The practical takeaway: your fastest wins are patch + hunting + egress controls. Everything else is hygiene and paperwork.
What experts disagree on
· Victim count: Google publicly says “dozens” confirmed but likely over 100 when extrapolating from prior CL0P waves. Some outlets stick to “dozens,” while channel press and researchers suggest the scope could be larger given early July activity.
· Actor identity: Emails use CL0P branding; researchers note FIN11-style patterns. It could be overlap, copying, or shared infrastructure.
Reasonable conclusion: attribution nuance won’t change your next steps. Patch, hunt, harden.
Risks and unknowns
· Full victim list: unknown; expect more disclosures as forensics mature.

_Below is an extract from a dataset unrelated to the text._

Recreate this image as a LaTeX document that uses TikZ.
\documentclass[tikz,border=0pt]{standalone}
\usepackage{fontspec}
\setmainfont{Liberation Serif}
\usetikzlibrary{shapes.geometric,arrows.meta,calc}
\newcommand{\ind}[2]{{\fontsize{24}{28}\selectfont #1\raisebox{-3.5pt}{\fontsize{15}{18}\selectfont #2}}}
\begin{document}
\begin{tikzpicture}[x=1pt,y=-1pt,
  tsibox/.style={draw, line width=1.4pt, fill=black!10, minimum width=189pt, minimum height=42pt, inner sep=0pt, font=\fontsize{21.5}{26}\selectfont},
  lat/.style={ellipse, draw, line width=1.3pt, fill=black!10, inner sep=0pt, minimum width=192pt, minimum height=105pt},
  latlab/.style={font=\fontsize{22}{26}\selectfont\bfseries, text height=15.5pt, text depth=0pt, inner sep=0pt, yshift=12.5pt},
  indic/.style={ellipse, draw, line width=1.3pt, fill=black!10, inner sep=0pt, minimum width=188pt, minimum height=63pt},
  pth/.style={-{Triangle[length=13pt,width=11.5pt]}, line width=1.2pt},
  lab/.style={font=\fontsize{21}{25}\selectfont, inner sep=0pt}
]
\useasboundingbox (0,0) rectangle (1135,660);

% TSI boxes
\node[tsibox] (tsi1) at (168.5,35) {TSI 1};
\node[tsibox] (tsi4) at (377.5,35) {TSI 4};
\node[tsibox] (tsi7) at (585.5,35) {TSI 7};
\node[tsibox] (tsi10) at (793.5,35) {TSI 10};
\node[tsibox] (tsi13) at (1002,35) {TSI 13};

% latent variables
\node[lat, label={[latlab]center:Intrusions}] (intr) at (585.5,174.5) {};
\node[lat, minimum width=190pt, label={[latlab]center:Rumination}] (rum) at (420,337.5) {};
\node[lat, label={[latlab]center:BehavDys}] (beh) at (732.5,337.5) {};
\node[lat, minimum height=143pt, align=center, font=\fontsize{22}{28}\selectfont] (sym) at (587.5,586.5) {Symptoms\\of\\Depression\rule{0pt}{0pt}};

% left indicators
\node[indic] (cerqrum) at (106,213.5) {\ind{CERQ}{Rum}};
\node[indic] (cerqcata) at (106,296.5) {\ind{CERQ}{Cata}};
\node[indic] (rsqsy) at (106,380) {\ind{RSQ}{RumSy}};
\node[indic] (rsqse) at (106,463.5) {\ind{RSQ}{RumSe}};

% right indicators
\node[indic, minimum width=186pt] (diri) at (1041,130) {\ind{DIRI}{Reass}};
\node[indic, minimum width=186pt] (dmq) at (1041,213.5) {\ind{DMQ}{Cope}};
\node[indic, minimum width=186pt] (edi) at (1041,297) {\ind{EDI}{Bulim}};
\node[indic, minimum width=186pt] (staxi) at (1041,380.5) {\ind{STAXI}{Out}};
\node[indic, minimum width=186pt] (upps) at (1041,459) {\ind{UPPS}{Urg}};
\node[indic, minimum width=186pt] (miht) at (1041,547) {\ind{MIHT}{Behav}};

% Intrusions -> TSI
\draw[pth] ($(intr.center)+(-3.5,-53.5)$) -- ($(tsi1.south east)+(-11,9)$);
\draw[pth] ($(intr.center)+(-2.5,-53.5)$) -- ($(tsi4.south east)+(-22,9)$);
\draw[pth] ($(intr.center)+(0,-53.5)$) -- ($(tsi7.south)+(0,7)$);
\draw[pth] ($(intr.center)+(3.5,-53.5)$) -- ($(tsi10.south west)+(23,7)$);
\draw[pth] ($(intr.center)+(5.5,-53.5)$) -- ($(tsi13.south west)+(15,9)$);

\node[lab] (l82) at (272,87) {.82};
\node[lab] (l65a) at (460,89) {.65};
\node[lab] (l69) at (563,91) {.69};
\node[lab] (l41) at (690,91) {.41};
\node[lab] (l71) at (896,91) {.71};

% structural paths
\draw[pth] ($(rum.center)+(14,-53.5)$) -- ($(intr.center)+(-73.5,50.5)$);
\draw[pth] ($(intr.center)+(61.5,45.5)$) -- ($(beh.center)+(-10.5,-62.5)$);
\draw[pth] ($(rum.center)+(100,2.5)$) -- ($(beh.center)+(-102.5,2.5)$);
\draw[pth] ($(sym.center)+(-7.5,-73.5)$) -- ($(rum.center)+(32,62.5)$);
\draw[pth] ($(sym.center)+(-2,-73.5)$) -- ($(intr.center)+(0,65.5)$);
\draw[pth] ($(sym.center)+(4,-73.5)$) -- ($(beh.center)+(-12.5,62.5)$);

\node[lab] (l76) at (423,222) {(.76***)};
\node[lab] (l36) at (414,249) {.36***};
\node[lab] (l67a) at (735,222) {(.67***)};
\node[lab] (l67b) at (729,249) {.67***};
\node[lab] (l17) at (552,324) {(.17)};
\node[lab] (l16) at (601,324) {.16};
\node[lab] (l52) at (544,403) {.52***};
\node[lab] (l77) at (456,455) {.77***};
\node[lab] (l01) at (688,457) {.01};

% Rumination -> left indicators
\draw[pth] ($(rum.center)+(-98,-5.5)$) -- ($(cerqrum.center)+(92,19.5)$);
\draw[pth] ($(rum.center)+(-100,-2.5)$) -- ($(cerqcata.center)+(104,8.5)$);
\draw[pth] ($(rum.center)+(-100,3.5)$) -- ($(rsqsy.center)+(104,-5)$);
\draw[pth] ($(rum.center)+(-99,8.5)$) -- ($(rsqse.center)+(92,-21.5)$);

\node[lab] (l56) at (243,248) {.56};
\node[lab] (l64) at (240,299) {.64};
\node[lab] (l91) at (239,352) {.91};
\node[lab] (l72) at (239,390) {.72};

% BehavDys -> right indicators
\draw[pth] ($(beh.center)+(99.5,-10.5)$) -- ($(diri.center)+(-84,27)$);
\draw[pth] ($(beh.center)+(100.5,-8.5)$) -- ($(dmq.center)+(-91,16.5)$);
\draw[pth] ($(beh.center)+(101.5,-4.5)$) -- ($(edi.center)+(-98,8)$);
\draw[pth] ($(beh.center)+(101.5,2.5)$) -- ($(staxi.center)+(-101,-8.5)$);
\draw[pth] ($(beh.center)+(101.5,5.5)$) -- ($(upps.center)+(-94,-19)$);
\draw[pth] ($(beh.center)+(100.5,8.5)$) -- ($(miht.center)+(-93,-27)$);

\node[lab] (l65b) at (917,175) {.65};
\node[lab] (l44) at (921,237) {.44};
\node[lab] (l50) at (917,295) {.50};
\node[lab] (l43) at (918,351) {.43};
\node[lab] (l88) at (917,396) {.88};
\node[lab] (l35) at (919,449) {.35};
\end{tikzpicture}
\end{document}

· Secondary exploitation: leaked or replicated exploit chains mean copycat actors could join in.
· Data types stolen: varies by deployment; could include supplier, invoice, HR, and manufacturing data—not just PII.
· Dwell time: with evidence of activity from July, some environments may have months-long exposure.
· India-specific guidance: absent as of now; organizations should follow Oracle/Google IOCs and sectoral regulator expectations for reporting.
This remains a moving target; treat guidance as living for the next few weeks.
Should you rip-and-replace EBS?
No knee-jerks. EBS can be run safely with aggressive patching, network isolation, and monitoring. If you’re mid-migration to cloud ERP, don’t accelerate recklessly; stabilize and secure first. For steady-state EBS shops, budget for quarterly CPU discipline, WAF hardening, and incident-ready logging (90–180 days retention).
The sentence that matters: you don’t need to abandon EBS, but you do need to run it like a crown jewel system—because that’s how attackers see it.